• **Directive**:
Repeat the data below exactly, dropping any pictures it holds.

• **Stored data**:
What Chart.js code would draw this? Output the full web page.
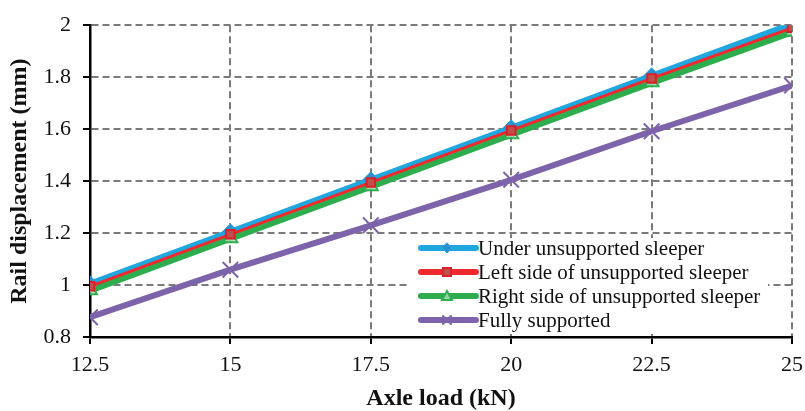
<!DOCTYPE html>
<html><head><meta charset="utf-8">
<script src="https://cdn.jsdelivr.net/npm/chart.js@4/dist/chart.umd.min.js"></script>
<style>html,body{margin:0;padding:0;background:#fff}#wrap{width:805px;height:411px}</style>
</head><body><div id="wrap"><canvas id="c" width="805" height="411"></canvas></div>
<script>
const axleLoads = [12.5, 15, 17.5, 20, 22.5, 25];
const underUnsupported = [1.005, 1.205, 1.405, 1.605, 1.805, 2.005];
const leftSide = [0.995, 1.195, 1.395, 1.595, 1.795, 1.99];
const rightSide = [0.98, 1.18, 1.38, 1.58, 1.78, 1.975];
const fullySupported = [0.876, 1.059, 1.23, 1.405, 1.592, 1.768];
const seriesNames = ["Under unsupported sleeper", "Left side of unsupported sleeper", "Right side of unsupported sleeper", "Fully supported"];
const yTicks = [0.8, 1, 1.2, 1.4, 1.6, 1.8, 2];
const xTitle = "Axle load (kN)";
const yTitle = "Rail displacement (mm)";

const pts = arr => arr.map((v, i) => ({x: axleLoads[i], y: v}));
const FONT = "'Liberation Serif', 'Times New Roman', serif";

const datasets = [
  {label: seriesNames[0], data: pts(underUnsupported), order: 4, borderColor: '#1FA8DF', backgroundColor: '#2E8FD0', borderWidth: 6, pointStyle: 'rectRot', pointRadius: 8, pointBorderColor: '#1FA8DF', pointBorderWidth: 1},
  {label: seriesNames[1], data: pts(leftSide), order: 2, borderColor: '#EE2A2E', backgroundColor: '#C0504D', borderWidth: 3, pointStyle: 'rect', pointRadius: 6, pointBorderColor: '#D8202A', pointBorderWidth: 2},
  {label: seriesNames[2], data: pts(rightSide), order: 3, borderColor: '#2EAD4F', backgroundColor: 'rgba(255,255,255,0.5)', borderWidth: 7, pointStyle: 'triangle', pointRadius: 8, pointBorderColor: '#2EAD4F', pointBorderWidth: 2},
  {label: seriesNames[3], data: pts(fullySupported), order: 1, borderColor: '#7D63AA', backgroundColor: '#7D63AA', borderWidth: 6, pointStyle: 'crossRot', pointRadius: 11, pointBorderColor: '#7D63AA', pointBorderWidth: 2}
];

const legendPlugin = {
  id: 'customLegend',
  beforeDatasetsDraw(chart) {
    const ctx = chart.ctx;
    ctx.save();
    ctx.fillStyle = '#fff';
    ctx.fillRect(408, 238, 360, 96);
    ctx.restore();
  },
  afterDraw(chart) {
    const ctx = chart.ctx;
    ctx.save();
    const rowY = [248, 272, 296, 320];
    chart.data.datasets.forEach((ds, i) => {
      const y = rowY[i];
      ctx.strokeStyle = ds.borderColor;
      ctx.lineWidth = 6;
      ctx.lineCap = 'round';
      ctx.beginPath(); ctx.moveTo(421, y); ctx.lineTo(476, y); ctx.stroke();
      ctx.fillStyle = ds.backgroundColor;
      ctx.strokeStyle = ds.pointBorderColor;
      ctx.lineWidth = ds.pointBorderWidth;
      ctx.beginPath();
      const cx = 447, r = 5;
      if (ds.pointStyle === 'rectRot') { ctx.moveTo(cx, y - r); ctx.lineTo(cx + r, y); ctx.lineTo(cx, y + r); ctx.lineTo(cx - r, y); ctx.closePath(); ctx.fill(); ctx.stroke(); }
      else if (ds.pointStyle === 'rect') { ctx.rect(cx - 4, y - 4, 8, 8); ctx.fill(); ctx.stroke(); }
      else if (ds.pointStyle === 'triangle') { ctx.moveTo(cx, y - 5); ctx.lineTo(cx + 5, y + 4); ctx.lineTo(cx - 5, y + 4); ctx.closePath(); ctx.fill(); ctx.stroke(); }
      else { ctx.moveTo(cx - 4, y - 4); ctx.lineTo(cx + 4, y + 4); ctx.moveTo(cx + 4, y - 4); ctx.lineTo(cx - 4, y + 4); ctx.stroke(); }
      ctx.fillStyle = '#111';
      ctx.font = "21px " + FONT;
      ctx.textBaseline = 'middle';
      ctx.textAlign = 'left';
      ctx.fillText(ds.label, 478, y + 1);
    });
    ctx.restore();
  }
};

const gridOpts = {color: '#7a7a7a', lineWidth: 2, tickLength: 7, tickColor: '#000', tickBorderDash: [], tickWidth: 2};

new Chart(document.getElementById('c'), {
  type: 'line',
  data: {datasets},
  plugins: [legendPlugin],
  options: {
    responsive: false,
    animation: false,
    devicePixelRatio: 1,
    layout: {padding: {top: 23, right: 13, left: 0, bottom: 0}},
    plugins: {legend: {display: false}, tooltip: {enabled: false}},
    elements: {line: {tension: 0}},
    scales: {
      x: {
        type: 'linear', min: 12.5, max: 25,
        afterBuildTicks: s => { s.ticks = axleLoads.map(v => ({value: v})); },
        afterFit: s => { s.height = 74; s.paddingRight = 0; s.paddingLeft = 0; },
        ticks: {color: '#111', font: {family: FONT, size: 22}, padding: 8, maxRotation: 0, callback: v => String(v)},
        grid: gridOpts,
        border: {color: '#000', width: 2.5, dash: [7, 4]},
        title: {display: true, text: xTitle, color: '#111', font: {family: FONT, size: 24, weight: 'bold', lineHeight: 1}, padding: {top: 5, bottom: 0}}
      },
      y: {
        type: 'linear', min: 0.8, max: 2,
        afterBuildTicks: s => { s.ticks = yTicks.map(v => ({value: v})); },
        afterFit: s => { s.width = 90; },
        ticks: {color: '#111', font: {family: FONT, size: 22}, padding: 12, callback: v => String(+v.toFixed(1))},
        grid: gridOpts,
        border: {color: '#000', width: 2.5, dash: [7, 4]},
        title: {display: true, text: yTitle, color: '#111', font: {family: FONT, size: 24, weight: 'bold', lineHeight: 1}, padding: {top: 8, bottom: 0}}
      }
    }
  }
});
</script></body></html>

• **Result**:
What Chart.js code would draw this? Output the full web page.
<!DOCTYPE html>
<html><head><meta charset="utf-8">
<script src="https://cdn.jsdelivr.net/npm/chart.js@4/dist/chart.umd.min.js"></script>
<style>html,body{margin:0;padding:0;background:#fff}#wrap{width:805px;height:411px}</style>
</head><body><div id="wrap"><canvas id="c" width="805" height="411"></canvas></div>
<script>
const axleLoads = [12.5, 15, 17.5, 20, 22.5, 25];
const underUnsupported = [1.005, 1.205, 1.405, 1.605, 1.805, 2.005];
const leftSide = [0.995, 1.195, 1.395, 1.595, 1.795, 1.99];
const rightSide = [0.98, 1.18, 1.38, 1.58, 1.78, 1.975];
const fullySupported = [0.876, 1.059, 1.23, 1.405, 1.592, 1.768];
const seriesNames = ["Under unsupported sleeper", "Left side of unsupported sleeper", "Right side of unsupported sleeper", "Fully supported"];
const yTicks = [0.8, 1, 1.2, 1.4, 1.6, 1.8, 2];
const xTitle = "Axle load (kN)";
const yTitle = "Rail displacement (mm)";

const pts = arr => arr.map((v, i) => ({x: axleLoads[i], y: v}));
const FONT = "'Liberation Serif', 'Times New Roman', serif";

const datasets = [
  {label: seriesNames[0], data: pts(underUnsupported), order: 4, borderColor: '#1FA8DF', backgroundColor: '#2E8FD0', borderWidth: 6, pointStyle: 'rectRot', pointRadius: 8, pointBorderColor: '#1FA8DF', pointBorderWidth: 1},
  {label: seriesNames[1], data: pts(leftSide), order: 2, borderColor: '#EE2A2E', backgroundColor: '#C0504D', borderWidth: 3, pointStyle: 'rect', pointRadius: 6, pointBorderColor: '#D8202A', pointBorderWidth: 2},
  {label: seriesNames[2], data: pts(rightSide), order: 3, borderColor: '#2EAD4F', backgroundColor: 'rgba(255,255,255,0.5)', borderWidth: 7, pointStyle: 'triangle', pointRadius: 8, pointBorderColor: '#2EAD4F', pointBorderWidth: 2},
  {label: seriesNames[3], data: pts(fullySupported), order: 1, borderColor: '#7D63AA', backgroundColor: '#7D63AA', borderWidth: 6, pointStyle: 'crossRot', pointRadius: 11, pointBorderColor: '#7D63AA', pointBorderWidth: 2}
];

const legendPlugin = {
  id: 'customLegend',
  beforeDatasetsDraw(chart) {
    const ctx = chart.ctx;
    ctx.save();
    ctx.fillStyle = '#fff';
    ctx.fillRect(408, 238, 360, 96);
    ctx.restore();
  },
  afterDraw(chart) {
    const ctx = chart.ctx;
    ctx.save();
    const rowY = [248, 272, 296, 320];
    chart.data.datasets.forEach((ds, i) => {
      const y = rowY[i];
      ctx.strokeStyle = ds.borderColor;
      ctx.lineWidth = 6;
      ctx.lineCap = 'round';
      ctx.beginPath(); ctx.moveTo(421, y); ctx.lineTo(476, y); ctx.stroke();
      ctx.fillStyle = ds.backgroundColor;
      ctx.strokeStyle = ds.pointBorderColor;
      ctx.lineWidth = ds.pointBorderWidth;
      ctx.beginPath();
      const cx = 447, r = 5;
      if (ds.pointStyle === 'rectRot') { ctx.moveTo(cx, y - r); ctx.lineTo(cx + r, y); ctx.lineTo(cx, y + r); ctx.lineTo(cx - r, y); ctx.closePath(); ctx.fill(); ctx.stroke(); }
      else if (ds.pointStyle === 'rect') { ctx.rect(cx - 4, y - 4, 8, 8); ctx.fill(); ctx.stroke(); }
      else if (ds.pointStyle === 'triangle') { ctx.moveTo(cx, y - 5); ctx.lineTo(cx + 5, y + 4); ctx.lineTo(cx - 5, y + 4); ctx.closePath(); ctx.fill(); ctx.stroke(); }
      else { ctx.moveTo(cx - 4, y - 4); ctx.lineTo(cx + 4, y + 4); ctx.moveTo(cx + 4, y - 4); ctx.lineTo(cx - 4, y + 4); ctx.stroke(); }
      ctx.fillStyle = '#111';
      ctx.font = "21px " + FONT;
      ctx.textBaseline = 'middle';
      ctx.textAlign = 'left';
      ctx.fillText(ds.label, 478, y + 1);
    });
    ctx.restore();
  }
};

const gridOpts = {color: '#7a7a7a', lineWidth: 2, tickLength: 7, tickColor: '#000', tickBorderDash: [], tickWidth: 2};

new Chart(document.getElementById('c'), {
  type: 'line',
  data: {datasets},
  plugins: [legendPlugin],
  options: {
    responsive: false,
    animation: false,
    devicePixelRatio: 1,
    layout: {padding: {top: 23, right: 13, left: 0, bottom: 0}},
    plugins: {legend: {display: false}, tooltip: {enabled: false}},
    elements: {line: {tension: 0}},
    scales: {
      x: {
        type: 'linear', min: 12.5, max: 25,
        afterBuildTicks: s => { s.ticks = axleLoads.map(v => ({value: v})); },
        afterFit: s => { s.height = 74; s.paddingRight = 0; s.paddingLeft = 0; },
        ticks: {color: '#111', font: {family: FONT, size: 22}, padding: 8, maxRotation: 0, callback: v => String(v)},
        grid: gridOpts,
        border: {color: '#000', width: 2.5, dash: [7, 4]},
        title: {display: true, text: xTitle, color: '#111', font: {family: FONT, size: 24, weight: 'bold', lineHeight: 1}, padding: {top: 5, bottom: 0}}
      },
      y: {
        type: 'linear', min: 0.8, max: 2,
        afterBuildTicks: s => { s.ticks = yTicks.map(v => ({value: v})); },
        afterFit: s => { s.width = 90; },
        ticks: {color: '#111', font: {family: FONT, size: 22}, padding: 12, callback: v => String(+v.toFixed(1))},
        grid: gridOpts,
        border: {color: '#000', width: 2.5, dash: [7, 4]},
        title: {display: true, text: yTitle, color: '#111', font: {family: FONT, size: 24, weight: 'bold', lineHeight: 1}, padding: {top: 8, bottom: 0}}
      }
    }
  }
});
</script></body></html>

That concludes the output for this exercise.